The old adage “Fool me once shame on you, Fool me twice shame on me!” might have far more consequences than most care to ponder. In financial markets or for that fact, any vehicle that has the aura of “You can get rich” attached to it, does not adhere to the same principles or rules that one assumes to be in play. Everyone believes that the law of supply and demand works for all markets the same way. Guess what? They’re wrong. Let me show you why.
Basic assumption: Create a widget, as more consumers buy pricing goes lower because of savings or efficiencies in manufacturing, distribution, and so on. More brands come in to compete based solely on the “I can work on smaller margins than you can.” mentality, which drives prices down even further. A great example is the flat screen TV revolution. Remember when they were $3000.00 or you go home with nothing? Supply and demand model at work as most understand it. However, let’s use something else that flies in the face of what you think to be true all the time. Financial products.

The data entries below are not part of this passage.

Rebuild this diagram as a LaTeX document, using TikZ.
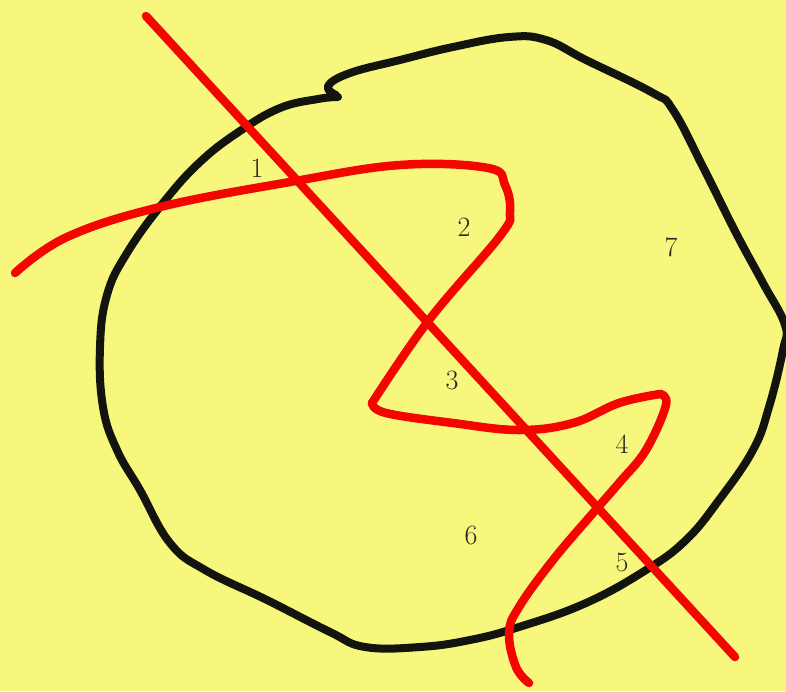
\documentclass[tikz,border=0pt]{standalone}
\definecolor{bg}{RGB}{247,247,125}
\definecolor{pen}{RGB}{20,20,15}
\definecolor{redpen}{RGB}{245,5,0}
\definecolor{lab}{RGB}{40,40,40}
\begin{document}
\begin{tikzpicture}[x=1pt,y=-1pt,
  blackstroke/.style={draw=pen,line width=8pt,line cap=round,line join=round},
  redstroke/.style={draw=redpen,line width=8.5pt,line cap=round,line join=round},
  region/.style={text=lab,font=\fontsize{28}{28}\selectfont,inner sep=0pt}]
\fill[bg] (0,0) rectangle (786,691);
\useasboundingbox (0,0) rectangle (786,691);
% black closed curve
\draw[blackstroke] plot[smooth,tension=0.7] coordinates {
 (338,97) (318,99) (280,108) (240,131) (200,162) (163,203) (127,253) (107,295)
 (100,347) (103,407) (117,450) (140,490) (170,543) (205,570) (267,600) (330,632)
 (365,647) (420,647) (470,640) (519,627) (586,603) (646,570) (686,540) (719,500) (753,450)
 (769,407) (783,350) (785,325) (763,283) (736,233) (703,167) (673,110) (653,93)
 (586,60) (546,40) (509,37) (453,47) (400,60) (350,73) (328,86) (336,95)};
% red wavy curve
\draw[redstroke] plot[smooth,tension=0.65] coordinates {
 (15,273) (67,237) (160,207) (290,182) (400,165) (488,168) (505,185) (510,212)
 (500,236) (429,320) (372,403)};
\draw[redstroke] plot[smooth,tension=0.65] coordinates {
 (372,403) (386,413) (453,423) (519,430) (573,423) (619,403) (660,394)};
\draw[redstroke] plot[smooth,tension=0.65] coordinates {
 (660,394) (666,405) (646,450) (619,483) (593,513) (553,560) (519,607) (509,633)
 (516,667) (529,683)};
% red straight line
\coordinate (ls) at (146,16);
\coordinate (le) at (735,657);
\draw[redstroke] (ls) -- (le);
% region labels
\node[region] (r1) at (257,168) {1};
\node[region] (r2) at (464,227) {2};
\node[region] (r3) at (452,380) {3};
\node[region] (r4) at (622,444) {4};
\node[region] (r5) at (622,562) {5};
\node[region] (r6) at (471,535) {6};
\node[region] (r7) at (671,247) {7};
\end{tikzpicture}
\end{document}
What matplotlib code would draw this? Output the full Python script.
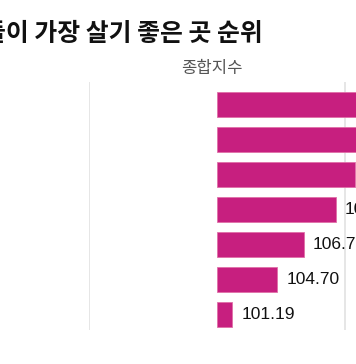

Here’s where everything gets turned upside down. I’ll use the stock market for this example. As a stock comes to market there are the early adopters, the first ones in. They get in with the assumption that their purchase is at the bottom of the price curve, or the discounted end, and the supply is sharply limited. As a demand from others begins to take place in their wanting to purchase, supply begins to get added to the market. (adding shares to be sold to the public) Guess what? Prices don’t go down, they go UP! The more they produce, the higher they go. Why? Because it’s not a widget based formula, it’s an emotional based formula. And the two are not the same. It’s counter intuitive for most to grab hold of which is why it can be so financially devastating to the unsuspecting investor. The higher it goes in price, the more people want in on the deal. Double, triple, quadruple the offering and it seems you can’t make enough supply to feed the emotional buy in…Till it hits the wall!
The wall I refer to is that point when everyone who could buy, did buy. And here is where the wall meets the fan. And it’s usually not pretty. If you now want to cash in those profits you have to sell, but now you’re surrounded by hordes of bag holders just like yourself looking to get someone to take their bag first before you have a chance to sell yours. Now the rule of supply and (No) demand comes into play. And because it’s all emotionally based, panic starts to creep in feeding upon itself with a rush not to be the last person holding a bag. The final result usually ends with not only many people holding bags, but they now have to pay some refuse company to take it away. Remember Enron? There were people still trying to sell their bags after the company declared itself out of business. That falls into the “Greater Fool Theory” and that’s for another column.
So when trying to grasp different theoretical models just keep this in mind. The difference between the two models is this. If your wrong or early in buying a TV you still may have the TV to watch, but if you’re wrong or early in financial products, you may not have any money to pay the cable bill. And the models worth watching are on cable.
At least that’s what I hear others say.